With Whatcher Callit (an earlier employer of mine that I learned a great
deal from) the first competent was the great grandfather who was a
gravestone carver and loan shark on the Brooklyn waterfront... then
there was his son who was quite competent, and respected by his
employees, and he built the business into a major player in the NY stone
industry... and of his three sons one went to Wharton Business School
and he was competent... but the other two sons were not dull, by any
means, but were certainly dysfunctional with an ordinary playground.
There is always a need to balance between the competent and the
incompetent... and with Whatcher Callit the greed for more money and
power (and it was a lot about who had the power) lead to getting
themselves tied up with the banks in speculative office building
construction then Black Monday arrived and, as Wang Lung suggests, they
did not know soon enough that they had already sold all the "land" to
the banks who in the end had all the power. They went from $60M
bondability to zero assets and unpayable debt, and along the way a lot
of scrambling to divert assets to wives, close employees and relatives.

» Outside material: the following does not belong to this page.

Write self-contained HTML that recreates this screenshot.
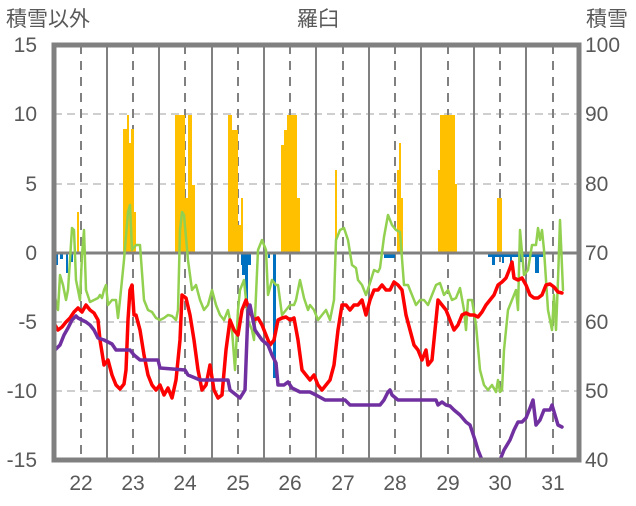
<!DOCTYPE html>
<html><head><meta charset="utf-8"><style>
body{margin:0;background:#fff}
svg text{font-family:"Liberation Sans","Noto Sans CJK JP",sans-serif;fill:#595959}
</style></head><body>
<svg width="636" height="501" xmlns="http://www.w3.org/2000/svg">
<rect width="636" height="501" fill="#fff"/>
<g font-size="21">
<text x="6" y="26">積雪以外</text>
<text x="318" y="26" text-anchor="middle">羅臼</text>
<text x="586" y="26">積雪</text>
</g>
<g font-size="21" text-anchor="end">
<text x="37" y="52">15</text><text x="37" y="121">10</text><text x="37" y="191">5</text>
<text x="37" y="260">0</text><text x="37" y="329">-5</text><text x="37" y="398">-10</text><text x="37" y="467">-15</text>
</g>
<g font-size="21" text-anchor="start">
<text x="585" y="52">100</text><text x="585" y="121">90</text><text x="585" y="191">80</text>
<text x="585" y="260">70</text><text x="585" y="329">60</text><text x="585" y="398">50</text><text x="585" y="467">40</text>
</g>
<g font-size="21" text-anchor="middle">
<text x="81" y="490">22</text><text x="133" y="490">23</text><text x="185" y="490">24</text><text x="238" y="490">25</text><text x="290" y="490">26</text>
<text x="343" y="490">27</text><text x="395" y="490">28</text><text x="448" y="490">29</text><text x="500" y="490">30</text><text x="553" y="490">31</text>
</g>
<g stroke="#bfbfbf" stroke-width="1.5" stroke-dasharray="8,5">
<line x1="54" y1="114" x2="579" y2="114"/><line x1="54" y1="184" x2="579" y2="184"/>
<line x1="54" y1="322" x2="579" y2="322"/><line x1="54" y1="391" x2="579" y2="391"/>
</g>
<g stroke="#808080" stroke-width="2">
<line x1="107" y1="45" x2="107" y2="460"/><line x1="159" y1="45" x2="159" y2="460"/><line x1="212" y1="45" x2="212" y2="460"/>
<line x1="264" y1="45" x2="264" y2="460"/><line x1="316" y1="45" x2="316" y2="460"/><line x1="369" y1="45" x2="369" y2="460"/>
<line x1="421" y1="45" x2="421" y2="460"/><line x1="474" y1="45" x2="474" y2="460"/><line x1="526" y1="45" x2="526" y2="460"/>
</g>
<g stroke="#808080" stroke-width="2" stroke-dasharray="9,7">
<line x1="81" y1="45" x2="81" y2="460"/><line x1="133" y1="45" x2="133" y2="460"/><line x1="185" y1="45" x2="185" y2="460"/>
<line x1="238" y1="45" x2="238" y2="460"/><line x1="290" y1="45" x2="290" y2="460"/><line x1="343" y1="45" x2="343" y2="460"/>
<line x1="395" y1="45" x2="395" y2="460"/><line x1="448" y1="45" x2="448" y2="460"/><line x1="500" y1="45" x2="500" y2="460"/>
<line x1="553" y1="45" x2="553" y2="460"/>
</g>
<g fill="#ffc000">
<rect x="77" y="212" width="2" height="41"/>
<rect x="123" y="129" width="4" height="124"/><rect x="127" y="115" width="2" height="138"/><rect x="129" y="143" width="2" height="110"/>
<rect x="131" y="129" width="3" height="124"/><rect x="134" y="212" width="2" height="41"/>
<rect x="175" y="115" width="10" height="138"/><rect x="185" y="198" width="3" height="55"/><rect x="188" y="115" width="4" height="138"/><rect x="192" y="185" width="3" height="68"/>
<rect x="228" y="115" width="4" height="138"/><rect x="232" y="130" width="6" height="123"/><rect x="238" y="225" width="3" height="28"/><rect x="241" y="198" width="2" height="55"/>
<rect x="281" y="145" width="3" height="108"/><rect x="284" y="130" width="3" height="123"/><rect x="287" y="115" width="10" height="138"/><rect x="297" y="198" width="3" height="55"/>
<rect x="335" y="170" width="2" height="83"/>
<rect x="397" y="170" width="2" height="83"/><rect x="399" y="143" width="2" height="110"/><rect x="401" y="198" width="2" height="55"/>
<rect x="438" y="170" width="2" height="83"/><rect x="440" y="115" width="15" height="138"/><rect x="455" y="184" width="2" height="69"/>
<rect x="497" y="198" width="5" height="55"/>
</g>
<g fill="#0070c0">
<rect x="54" y="253" width="4" height="12"/><rect x="60" y="253" width="3" height="6"/><rect x="66" y="253" width="2" height="20"/><rect x="71" y="253" width="2" height="9"/>
<rect x="241" y="253" width="10" height="12"/><rect x="242" y="253" width="6" height="22"/><rect x="245" y="253" width="3" height="55"/>
<rect x="268" y="253" width="2" height="5"/><rect x="273" y="253" width="3" height="125"/>
<rect x="384" y="253" width="11" height="5"/>
<rect x="488" y="253" width="55" height="4"/><rect x="492" y="253" width="3" height="12"/><rect x="502" y="253" width="2" height="10"/>
<rect x="510" y="253" width="2" height="10"/><rect x="520" y="253" width="3" height="9"/><rect x="535" y="253" width="4" height="20"/>
</g>
<line x1="54" y1="253" x2="579" y2="253" stroke="#808080" stroke-width="3"/>
<g fill="none" stroke-linejoin="round" stroke-linecap="round">
<polyline stroke="#92d050" stroke-width="2.5" points="55,297 58,310 60,275 63,285 66,300 68,290 70,260 72,228 74,230 76,280 80,300 82,255 84,230 86,290 90,302 94,300 98,298 100,295 102,298 104,290 106,285 108,305 112,300 116,300 118,318 120,300 124,260 128,212 130,205 132,250 136,245 140,245 144,300 148,310 152,312 156,318 160,320 164,318 168,315 172,316 176,320 178,310 180,230 182,212 184,215 188,260 192,290 196,285 200,300 204,310 208,305 212,290 216,305 220,315 224,320 228,310 232,330 235,370 238,310 240,290 244,280 248,320 252,330 254,340 258,250 262,240 266,250 268,295 272,280 276,285 278,285 282,315 286,310 290,305 294,305 296,300 300,280 304,298 308,310 310,305 314,310 318,320 322,315 326,310 330,320 334,300 336,240 340,230 344,228 348,240 352,265 356,268 358,280 362,285 366,295 370,283 374,270 378,272 380,268 384,237 388,215 392,225 396,230 400,232 404,285 408,285 412,295 416,305 420,300 424,300 428,305 432,295 436,285 440,283 444,295 448,290 452,300 456,298 460,288 464,310 466,330 468,300 472,300 476,325 480,370 484,385 488,390 492,385 496,392 498,380 500,392 502,390 504,350 508,310 512,300 516,290 518,310 520,230 524,275 528,270 532,245 536,245 538,228 540,240 542,230 544,250 548,310 552,330 554,295 556,330 558,280 560,220 563,290"/>
<polyline stroke="#ff0000" stroke-width="3.5" points="55,325 58,330 62,327 66,322 70,318 74,312 78,308 82,312 86,305 90,310 94,313 98,320 100,340 104,365 108,360 112,375 116,385 120,389 124,384 126,370 128,320 130,290 132,285 134,315 136,315 140,330 144,355 148,375 152,385 156,390 160,385 164,395 168,388 172,398 176,380 180,340 182,295 186,298 190,315 194,340 198,370 202,390 206,385 210,365 214,390 218,398 222,395 226,350 230,320 234,330 238,335 242,310 246,300 250,312 254,320 258,318 262,325 266,335 270,345 274,340 278,320 282,318 286,317 290,320 294,318 298,340 302,370 306,375 310,380 314,375 318,385 322,390 326,385 330,380 334,365 338,330 342,305 346,305 350,310 354,305 358,305 362,300 366,315 370,300 374,290 378,290 382,285 386,290 390,290 394,282 398,285 402,290 406,315 410,330 414,345 418,350 422,360 426,350 428,365 432,360 434,340 438,300 442,305 446,310 450,320 454,330 458,325 462,315 466,313 470,315 474,315 478,317 482,312 486,305 490,300 494,295 498,285 502,282 506,278 510,268 512,262 514,278 518,280 522,278 526,285 530,295 534,298 538,298 542,295 546,285 550,284 554,287 558,292 562,293"/>
<polyline stroke="#7030a0" stroke-width="3.5" points="55,350 60,345 64,335 68,328 72,320 76,316 78,318 82,320 86,322 90,325 94,330 98,338 104,340 108,342 112,344 116,350 130,350 134,355 140,360 158,360 160,368 185,370 188,375 200,380 228,380 230,390 240,398 245,390 248,310 250,305 255,330 262,340 268,345 272,355 276,363 278,385 284,385 288,382 292,388 300,392 310,392 316,395 325,400 345,400 350,405 380,405 384,400 388,392 390,390 392,395 398,400 436,400 438,405 442,402 446,405 450,406 454,410 460,415 466,422 470,425 475,440 478,450 482,460 500,460 504,450 510,440 514,430 518,422 522,422 526,418 530,408 533,400 536,425 540,420 544,410 550,410 552,405 555,415 558,425 562,427"/>
</g>
<rect x="54" y="45" width="525" height="415" fill="none" stroke="#808080" stroke-width="5"/>
</svg>
</body></html>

The competent son had a debilitating stroke and thus the competent
person was eliminated from the mix entirely and went into semi
retirement in Boca Raton on disability... a nice sum diverted to his
wife. One son went and sold baby furniture, or whatever, and the other
son continues to bounce around the histo-presto market looking for a
steady job. The scene is you go from driving an Alfa Romeo in Huntington
and screaming at subcontractors to a Dodge four-door in Bayside and
begging your old employees for work.

So when I look at the big players in histo presto -- and these are small
companies by Bechtel standards (for the most part they continue to be
family businesses) -- I pay attention to a few particulars... to what
degree they appear to be riding on the reserved capacity of past
reputation (a family company can go a very long way on the good will of
one generation), to identify the dominant leader, significant changes in
leadership, the health of leaders, if they appear to be over extended (a
fleet of expensive vehicles being a prime indicator -- or their material
suppliers saying they will only deal in cash with them), if they are
solid citizens in the news or they need to hide, and the apparent
competence of the younger generation. Are the kids going to night school
to study structural engineering or business management or hanging in a
bar or working on fixing up their house or sleeping late in the morning?
There are so many businesses that have gone down in quality and
reputation when the "son" takes it over that it is all too easy to
assume that the passing on of a family business is equivalent to selling
the land... but poor family planning does not always need to be the case.